Dividing individual responsibilities as they see fit, each group should
describe the book, discuss both its intrinsic value or interest and its
relation to modernism as the course has defined it thus far, and reflect on
whether the book should be a required text in some future version of the
course. Each student should also hand in
to the instructor the notes or script for his or her part of the report.
The
second task is another 5-page paper on one of the writers read in the second
half of the semester. The instructor
will offer some set topics later on, but students can also propose their own
topics for this paper.
Option
B (recommended chiefly for seniors
thinking of graduate school in English or another humanities subject): A 12-15 page paper, on a text by any of the
writers read in the second part of the course (including those on the
recommended list), which identifies one or two key issues or debates in the
criticism on the writer and develops a case or perspective on them. In other words, this is a research paper, in
which you are asked to survey the (recent) scholarly literature and contribute
to the debate.
(458)
Those enrolled for graduate credit will write three papers, a detailed
explication (in 4 to 6 pages) of a passage from Wharton or Faulkner, a memo of
four pages or so on which of the five recommended texts would contribute most
to the course as a required text, and a 12-15 page review of key critical
issues as in Option B above.
Workshops: You will have an opportunity to workshop both formal
papers, i.e. to give and receive feedback on an all-but-final draft and then if
useful to revise accordingly before handing in your paper to be graded.

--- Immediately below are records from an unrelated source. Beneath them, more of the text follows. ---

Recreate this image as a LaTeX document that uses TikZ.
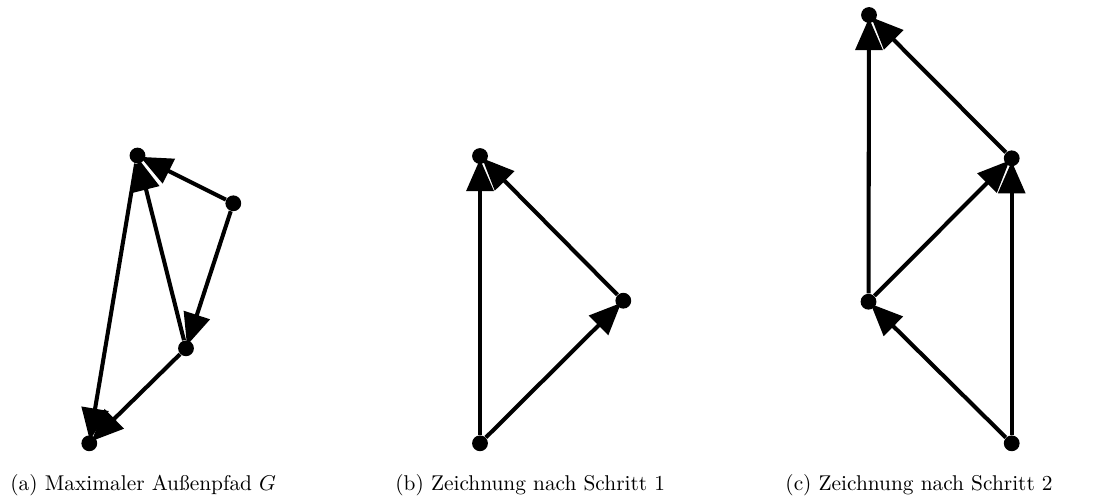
\documentclass[tikz,border=0pt]{standalone}
\usetikzlibrary{arrows.meta}
\begin{document}
\begin{tikzpicture}[x=0.468pt,y=-0.468pt,
  vtx/.style={circle,fill=black,inner sep=0pt,minimum size=7.4pt},
  edg/.style={line width=1.9pt,-{Triangle[length=15pt,width=12.5pt]},shorten >=-2.5pt},
  captxt/.style={anchor=base west,inner sep=0pt,font=\normalsize}]
\useasboundingbox (0,0) rectangle (1096,497);
% (a)
\node[vtx] (a1) at (137.5,155.5) {};
\node[vtx] (a2) at (233.3,203.3) {};
\node[vtx] (a3) at (186,348.3) {};
\node[vtx] (a4) at (89.3,443.3) {};
\draw[edg] (a2) -- (a1);
\draw[edg] (a2) -- (a3);
\draw[edg] (a3) -- (a1);
\draw[edg] (a1) -- (a4);
\draw[edg] (a3) -- (a4);
% (b)
\node[vtx] (b1) at (480,156) {};
\node[vtx] (b2) at (623.3,300.7) {};
\node[vtx] (b3) at (480,443.3) {};
\draw[edg] (b3) -- (b1);
\draw[edg] (b2) -- (b1);
\draw[edg] (b3) -- (b2);
% (c)
\node[vtx] (c1) at (869,15) {};
\node[vtx] (c2) at (1011.7,158.3) {};
\node[vtx] (c3) at (868.5,301.7) {};
\node[vtx] (c4) at (1011.7,443.3) {};
\draw[edg] (c3) -- (c1);
\draw[edg] (c2) -- (c1);
\draw[edg] (c3) -- (c2);
\draw[edg] (c4) -- (c2);
\draw[edg] (c4) -- (c3);
% captions
\node[captxt] (ca) at (10,490) {(a) Maximaler Außenpfad $G$};
\node[captxt] (cb) at (395,490) {(b) Zeichnung nach Schritt 1};
\node[captxt] (cc) at (785,490) {(c) Zeichnung nach Schritt 2};
\end{tikzpicture}
\end{document}
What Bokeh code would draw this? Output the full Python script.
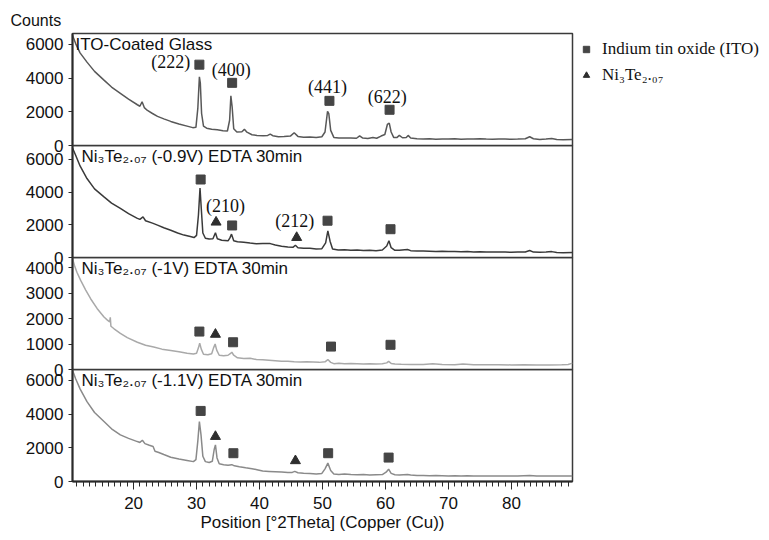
from bokeh.plotting import figure
from bokeh.models import Range1d, FixedTicker, Label, Legend, LegendItem, Title
from bokeh.layouts import column
from bokeh.embed import file_html
from bokeh.resources import INLINE
from bokeh.core.properties import value

# ---------------- data ----------------
# Panel 1: ITO-coated glass
x1 = [10.3, 10.8, 11.5, 12.6, 13.8, 15.3, 16.5, 17.9, 19.2, 20.6, 21.0, 21.35, 21.7, 22.2, 23.0,
      23.8, 24.8, 25.9, 27.2, 28.5, 29.4, 29.9, 30.2, 30.45, 30.6, 30.8, 31.1, 31.6, 32.4, 33.3,
      34.2, 34.9, 35.25, 35.45, 35.65, 35.9, 36.4, 37.2, 37.6, 38.0, 38.8, 39.6, 40.6, 41.3, 41.7,
      42.1, 43.0, 43.9, 44.9, 45.5, 46.1, 47.0, 48.0, 49.0, 49.9, 50.4, 50.8, 51.0, 51.3, 51.8,
      52.6, 53.5, 54.5, 55.4, 55.9, 56.4, 57.2, 58.0, 58.6, 59.3, 59.9, 60.3, 60.6, 60.9, 61.3,
      61.8, 62.2, 62.7, 63.3, 63.6, 64.0, 65, 66, 67, 68, 69, 70, 71, 72, 73, 74, 75, 76, 77, 78,
      79, 80, 81, 82.2, 82.9, 83.5, 84.5, 85.5, 86.4, 87.2, 88.2, 89.7]
y1 = [6550, 6050, 5500, 4950, 4400, 3880, 3470, 3100, 2750, 2420, 2330, 2600, 2250, 2080, 1900,
      1730, 1580, 1430, 1280, 1150, 1060, 1080, 2200, 4080, 3700, 1900, 1150, 1030, 970, 930,
      880, 860, 1500, 2950, 2300, 1000, 800, 820, 960, 790, 640, 600, 580, 600, 680,
      580, 520, 530, 560, 760, 540, 490, 500, 470, 520, 800, 2030, 1900, 900, 480,
      450, 440, 450, 430, 570, 440, 420, 470, 430, 560, 650, 1250, 1330, 800, 480,
      470, 600, 460, 480, 600, 450, 400, 380, 400, 370, 390, 380, 400, 370, 390, 380, 400, 380, 370, 390,
      380, 370, 380, 400, 520, 400, 360, 380, 420, 360, 340, 350]

# Panel 2: Ni3Te2.07 (-0.9V)
x2 = [10.3, 10.8, 11.5, 12.6, 13.8, 15.3, 16.5, 17.9, 19.2, 20.6, 21.0, 21.5, 21.9, 23.0, 23.8,
      24.8, 25.9, 27.0, 28.0, 29.0, 29.6, 30.0, 30.3, 30.55, 30.75, 31.0, 31.4, 32.0, 32.6, 33.0,
      33.3, 34.0, 35.0, 35.3, 35.55, 35.9, 36.5, 37.5, 38.5, 39.5, 40.5, 41.7, 42.5, 43.5, 44.5,
      45.3, 45.7, 46.1, 47.0, 48.0, 49.0, 49.9, 50.5, 50.85, 51.2, 51.6, 52.5, 53.5, 54.5, 55.5,
      56.5, 57.5, 58.5, 59.5, 60.2, 60.55, 60.9, 61.5, 62.2, 63.5, 64.0, 65, 66, 67, 68, 69, 70,
      71, 72, 73, 74, 75, 76, 77, 78, 79, 80, 81, 82.2, 82.9, 83.5, 84.5, 85.5, 86.4, 87.2, 88.2, 89.7]
y2 = [6700, 6250, 5600, 4830, 4200, 3710, 3330, 3000, 2680, 2390, 2330, 2480, 2250, 2100, 1980,
      1820, 1670, 1500, 1370, 1280, 1220, 1350, 2600, 4250, 3000, 1500, 1180, 1130, 1150, 1510,
      1150, 1060, 1020, 1200, 1430, 1030, 960, 930, 880, 840, 850, 850, 760, 690, 640,
      620, 750, 600, 570, 560, 520, 540, 900, 1630, 1000, 520, 460, 470, 440, 460,
      430, 450, 420, 460, 700, 1020, 600, 440, 450, 490, 420, 400, 390, 380, 370, 380, 360,
      370, 350, 360, 340, 350, 340, 330, 340, 330, 320, 330, 340, 430, 330, 320, 330, 360, 300, 290, 300]

# Panel 3: Ni3Te2.07 (-1V)
x3 = [10.3, 10.6, 11.0, 11.6, 12.4, 13.2, 14.2, 15.3, 15.8, 16.2, 16.3, 16.4, 16.9, 17.9, 19.0,
      20.6, 21.9, 23.2, 24.5, 25.9, 27.2, 28.5, 29.5, 30.0, 30.3, 30.5, 30.75, 31.1, 31.8, 32.4,
      32.7, 32.95, 33.2, 33.6, 34.3, 35.0, 35.35, 35.6, 35.9, 36.5, 37.5, 38.5, 39.5, 40.5, 41.5,
      42.5, 43.5, 44.5, 45.5, 46.5, 47.5, 48.5, 49.5, 50.4, 50.85, 51.3, 51.8, 52.6, 53.5, 54.5,
      55.5, 56.5, 57.5, 58.5, 59.5, 60.2, 60.5, 60.9, 61.5, 62.5, 64, 66, 67.5, 69, 71, 72.3, 74,
      76, 78, 80, 82, 84, 86, 88, 89, 89.7]
y3 = [4350, 4100, 3820, 3500, 3120, 2770, 2400, 2060, 1950, 1870, 2050, 1700, 1600, 1420, 1250,
      1070, 950, 880, 800, 750, 700, 640, 610, 640, 850, 1030, 800, 600, 580, 620,
      850, 1000, 760, 560, 540, 560, 620, 680, 560, 460, 430, 440, 390, 380, 360,
      340, 320, 320, 300, 290, 300, 290, 280, 300, 390, 280, 230, 250, 230, 240,
      230, 220, 230, 220, 230, 260, 320, 240, 220, 210, 200, 200, 230, 200, 190, 220, 190,
      185, 190, 180, 185, 180, 180, 190, 200, 250]

# Panel 4: Ni3Te2.07 (-1.1V)
x4 = [10.3, 10.8, 11.5, 12.6, 13.8, 15.3, 16.5, 17.9, 19.2, 20.6, 21.0, 21.4, 21.8, 22.5, 23.1,
      23.4, 24.0, 24.8, 25.9, 27.2, 28.5, 29.5, 29.9, 30.2, 30.45, 30.7, 31.0, 31.4, 32.0, 32.5,
      32.8, 33.0, 33.25, 33.6, 34.3, 35.0, 35.6, 36.0, 36.8, 37.8, 38.8, 39.6, 40.5, 41.5, 42.5,
      43.5, 44.5, 45.2, 45.6, 46.1, 47.0, 48.0, 49.0, 49.9, 50.4, 50.85, 51.3, 51.8, 52.6, 53.5,
      54.5, 55.5, 56.5, 57.5, 58.5, 59.5, 60.1, 60.5, 60.9, 61.5, 62.2, 63.5, 64.0, 65, 66, 67,
      68, 69, 70, 71, 72, 73, 74, 75, 76, 77, 78, 79, 80, 81, 82.9, 84, 86, 88, 89.7]
y4 = [6600, 6100, 5500, 4740, 4100, 3560, 3130, 2770, 2560, 2370, 2320, 2450, 2250, 2150, 2080,
      1800, 1720, 1600, 1440, 1330, 1250, 1180, 1300, 2400, 3560, 2800, 1500, 1180, 1130, 1200,
      1900, 2170, 1400, 1050, 1000, 970, 1000, 930, 870, 810, 760, 700, 620, 600, 580,
      560, 530, 540, 600, 520, 490, 470, 450, 480, 750, 1090, 650, 440, 420, 440,
      410, 400, 410, 390, 400, 410, 550, 730, 480, 400, 390, 420, 390, 360, 350, 340,
      350, 340, 330, 340, 330, 340, 330, 320, 330, 330, 320, 330, 320, 320, 360, 320, 330, 320, 330]

# ITO (square) and Ni3Te2.07 (triangle) reflection markers per panel
sq1_x = [30.45, 35.65, 51.1, 60.65]
sq1_y = [4800, 3720, 2650, 2120]
sq2_x = [30.65, 35.65, 50.8, 60.8]
sq2_y = [4770, 1960, 2250, 1730]
tr2_x = [33.1, 45.9]
tr2_y = [2160, 1220]
sq3_x = [30.45, 35.8, 51.35, 60.8]
sq3_y = [1490, 1070, 900, 970]
tr3_x = [33.0]
tr3_y = [1380]
sq4_x = [30.65, 35.85, 50.9, 60.5]
sq4_y = [4190, 1680, 1680, 1420]
tr4_x = [33.0, 45.7]
tr4_y = [2670, 1230]

# hkl annotations
hkl1_text = ["(222)", "(400)", "(441)", "(622)"]
hkl1_x = [25.9, 35.5, 50.8, 60.3]
hkl1_y = [4940, 4510, 3450, 2900]
hkl2_text = ["(210)", "(212)"]
hkl2_x = [34.6, 45.6]
hkl2_y = [3160, 2245]

panel_titles = ["ITO-Coated Glass",
                "Ni\u2083Te\u2082.\u2080\u2087 (-0.9V) EDTA 30min",
                "Ni\u2083Te\u2082.\u2080\u2087 (-1V) EDTA 30min",
                "Ni\u2083Te\u2082.\u2080\u2087 (-1.1V) EDTA 30min"]
y_max = [6650, 6850, 4400, 6650]
y_ticks = [[0, 2000, 4000, 6000], [0, 2000, 4000, 6000], [0, 1000, 2000, 3000, 4000],
           [0, 2000, 4000, 6000]]
x_ticks = [20, 30, 40, 50, 60, 70, 80]
x_minor = list(range(11, 90))
line_colors = ["#585858", "#3a3a3a", "#a9a9a9", "#8a8a8a"]
legend_labels = ["Indium tin oxide (ITO)", "Ni\u2083Te\u2082.\u2080\u2087"]

SANS = "Liberation Sans"
SERIF = "Liberation Serif"
SQ_COLOR = "#454545"
TR_COLOR = "#2e2e2e"

x_range = Range1d(10.3, 89.7)


def make_panel(i, top_border, bottom_border, show_x, title_dx):
    kw = dict(x_range=x_range, y_range=Range1d(0, y_max[i]), frame_width=500, frame_height=112,
              min_border_left=72, min_border_right=10, min_border_top=top_border,
              min_border_bottom=bottom_border, output_backend="svg", toolbar_location=None,
              title=None)
    if not show_x:
        kw["x_axis_location"] = None
    p = figure(**kw)
    p.grid.visible = False
    p.background_fill_color = None
    p.border_fill_color = None
    p.outline_line_color = "#3a3a3a"
    p.outline_line_width = 1.5

    ya = p.yaxis[0]
    ya.ticker = FixedTicker(ticks=y_ticks[i], minor_ticks=[])
    ya.major_tick_in = 0
    ya.major_tick_out = 4
    ya.minor_tick_in = 0
    ya.minor_tick_out = 0
    ya.axis_line_color = "#2a2a2a"
    ya.axis_line_width = 2
    ya.major_tick_line_color = "#2a2a2a"
    ya.major_label_text_font = SANS
    ya.major_label_text_font_size = "17px"
    ya.major_label_text_color = "#111111"
    ya.major_label_standoff = 5

    if show_x:
        xa = p.xaxis[0]
        xa.ticker = FixedTicker(ticks=x_ticks, minor_ticks=x_minor)
        xa.major_tick_in = 0
        xa.major_tick_out = 8
        xa.minor_tick_in = 0
        xa.minor_tick_out = 5
        xa.axis_line_color = "#2a2a2a"
        xa.axis_line_width = 2
        xa.major_tick_line_color = "#2a2a2a"
        xa.minor_tick_line_color = "#2a2a2a"
        xa.major_label_text_font = SANS
        xa.major_label_text_font_size = "17px"
        xa.major_label_text_color = "#111111"
        xa.major_label_standoff = 7
        xa.axis_label = "Position [\u00b02Theta] (Copper (Cu))"
        xa.axis_label_text_font = SANS
        xa.axis_label_text_font_size = "17px"
        xa.axis_label_text_font_style = "normal"
        xa.axis_label_text_color = "#111111"
        xa.axis_label_standoff = 1

    p.add_layout(Label(x=title_dx, y=101, x_units="screen", y_units="screen",
                       text=panel_titles[i], text_font=SANS, text_font_size="17px",
                       text_baseline="middle", text_color="#111111"))
    return p


p1 = make_panel(0, 33, 10, False, 3)
p2 = make_panel(1, 0, 10, False, 9)
p3 = make_panel(2, 0, 10, False, 9)
p4 = make_panel(3, 0, 40, True, 9)
p2.margin = (-10, 0, 0, 0)
p3.margin = (-10, 0, 0, 0)
p4.margin = (-10, 0, 0, 0)

p1.add_layout(Title(text="Counts", align="left", offset=-62, text_font=SANS,
                    text_font_size="16px", text_font_style="normal", text_color="#111111",
                    standoff=10), "above")

p1.line(x1, y1, line_color=line_colors[0], line_width=1.5)
p2.line(x2, y2, line_color=line_colors[1], line_width=1.5)
p3.line(x3, y3, line_color=line_colors[2], line_width=1.5)
p4.line(x4, y4, line_color=line_colors[3], line_width=1.5)

sq_r = p1.scatter(sq1_x, sq1_y, marker="square", size=9, color=SQ_COLOR)
# legend-only triangle renderer (no visible point in panel 1)
tr_legend = p1.scatter(x=[float("nan")], y=[float("nan")], marker="triangle", size=10,
                       color=TR_COLOR)
p2.scatter(sq2_x, sq2_y, marker="square", size=9, color=SQ_COLOR)
p2.scatter(tr2_x, tr2_y, marker="triangle", size=10, color=TR_COLOR)
p3.scatter(sq3_x, sq3_y, marker="square", size=9, color=SQ_COLOR)
p3.scatter(tr3_x, tr3_y, marker="triangle", size=10, color=TR_COLOR)
p4.scatter(sq4_x, sq4_y, marker="square", size=9, color=SQ_COLOR)
p4.scatter(tr4_x, tr4_y, marker="triangle", size=10, color=TR_COLOR)

p1.text(x=hkl1_x, y=hkl1_y, text=hkl1_text, text_font=value(SERIF), text_font_size="18px",
        text_align="center", text_baseline="middle", text_color="#111111")
p2.text(x=hkl2_x, y=hkl2_y, text=hkl2_text, text_font=value(SERIF), text_font_size="18px",
        text_align="center", text_baseline="middle", text_color="#111111")

legend = Legend(items=[LegendItem(label=legend_labels[0], renderers=[sq_r]),
                       LegendItem(label=legend_labels[1], renderers=[tr_legend])],
                location="top_left", border_line_color=None, background_fill_color=None,
                label_text_font=SERIF, label_text_font_size="17px", glyph_width=16,
                glyph_height=16, label_height=16, spacing=6, padding=0, margin=6,
                label_standoff=8, label_text_color="#111111")
p1.add_layout(legend, "right")

layout = column(p1, p2, p3, p4, spacing=0)

open("out.html", "w").write(file_html(layout, INLINE))
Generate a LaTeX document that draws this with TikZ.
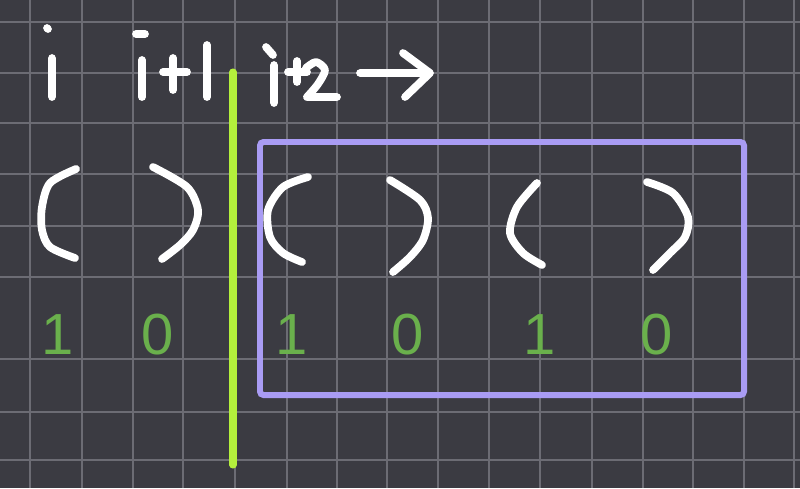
\documentclass[tikz,border=0pt]{standalone}
\usepackage{fontspec}
\newfontfamily\digitfont{Liberation Sans}
\definecolor{board}{HTML}{3B3B42}
\definecolor{gridline}{HTML}{6C6C74}
\definecolor{limeline}{HTML}{B4F03C}
\definecolor{lavender}{HTML}{A99CF4}
\definecolor{numgreen}{HTML}{6AB04C}
\begin{document}
\begin{tikzpicture}[x=0.02cm,y=-0.02cm,
  hand/.style={white,line width=4.4pt,line cap=round,line join=round},
  num/.style={text=numgreen,font=\digitfont\fontsize{33}{33}\selectfont,inner sep=0pt}]
  \fill[board] (0,0) rectangle (800,488);
  \useasboundingbox (0,0) rectangle (800,488);
  \foreach \gx in {30,82,133,183,235,287,337,387,438,489,540,592,643,693,744,794}{\draw[gridline,line width=0.8pt] (\gx,0)--(\gx,488);}
  \foreach \gy in {22,73,123,174,226,277,359,412,460}{\draw[gridline,line width=0.8pt] (0,\gy)--(800,\gy);}
  % index labels
  \draw[hand] (47,28)--(48,29) (52,58)--(52,97);
  \draw[hand] (136,34)--(145,34) (142,60)--(142,97);
  \draw[hand] (173,58)--(173,90) (163,72)--(187,72) (207,45)--(207,97);
  \draw[hand] (266,47)--(273,55) (274,65)--(274,103);
  \draw[hand] (297,61)--(297,82) (288,72)--(307,72);
  \draw[hand] plot[smooth] coordinates {(306,68) (316,62) (325,70) (318,84) (307,97)} -- (337,97);
  \coordinate (tail) at (360,73); \coordinate (tip) at (430,73);
  \draw[hand] (tail)--(tip) (403,53)--(tip)--(405,97);
  % divider and window
  \draw[limeline,line width=4pt,line cap=round] (233,72)--(233,465);
  \draw[lavender,line width=3.4pt,rounded corners=2pt] (260,142) rectangle (744,395);
  % brackets
  \draw[hand] plot[smooth] coordinates {(76,169) (50,183) (42,207) (42,230) (50,247) (75,258)};
  \draw[hand] plot[smooth] coordinates {(153,167) (187,187) (198,210) (193,230) (180,245) (162,259)};
  \draw[hand] plot[smooth] coordinates {(308,177) (283,187) (268,210) (270,237) (283,253) (302,262)};
  \draw[hand] plot[smooth] coordinates {(390,180) (420,200) (428,218) (423,240) (410,257) (393,272)};
  \draw[hand] plot[smooth] coordinates {(537,183) (517,207) (510,233) (523,253) (542,265)};
  \draw[hand] plot[smooth] coordinates {(647,182) (673,193) (688,217) (685,237) (670,253) (653,270)};
  % depth digits
  \node[num] (d1) at (58,335) {1};
  \node[num] (d2) at (158,335) {0};
  \node[num] (d3) at (292,335) {1};
  \node[num] (d4) at (408,335) {0};
  \node[num] (d5) at (540,335) {1};
  \node[num] (d6) at (657,335) {0};
\end{tikzpicture}
\end{document}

Roundtable: The class will have a web-based roundtable (via the
discussion section of Blackboard.com, findable at blackboard.cwru.edu
) in order to explore themes and materials from the course outside the
classroom. The general rubric is that each student should post at least three
messages before spring break and one afterwards; if all goes well, many
students will contribute a good deal more by way of questions, observations,
and responses to other postings. Typically, roundtable messages include
personal responses to the work, questions about confusing passages or
references, observations about connections to other material read in the course
or elsewhere, and second thoughts about the class discussion. However, content,
length, and topic are up to you; you will be graded on whether you contribute
but not what. The roundtable is another place for class discussion, in other words,
one in which the instructor will participate but not one that he will lead or
supervise.
Grading: At the risk of seeming misleadingly mathematical, in 358
the first paper will count roughly 30% of the final grade, and class
participation (both in-class and on the roundtable) 10%. Under Option A, the
oral report and the final paper will also each count 30%; under option B the
research paper will count 60%. You must achieve a passing grade in each of
these areas in order to pass the course. In other words, no one can pass the
course without both turning in all the papers and contributing to the
discussions. Likewise, no one can pass the course without attending class
regularly.
Similar conditions apply in 458 (where it
should go without saying), but there the rough percentages are 15% for each of
the first two papers and 60% for the research paper.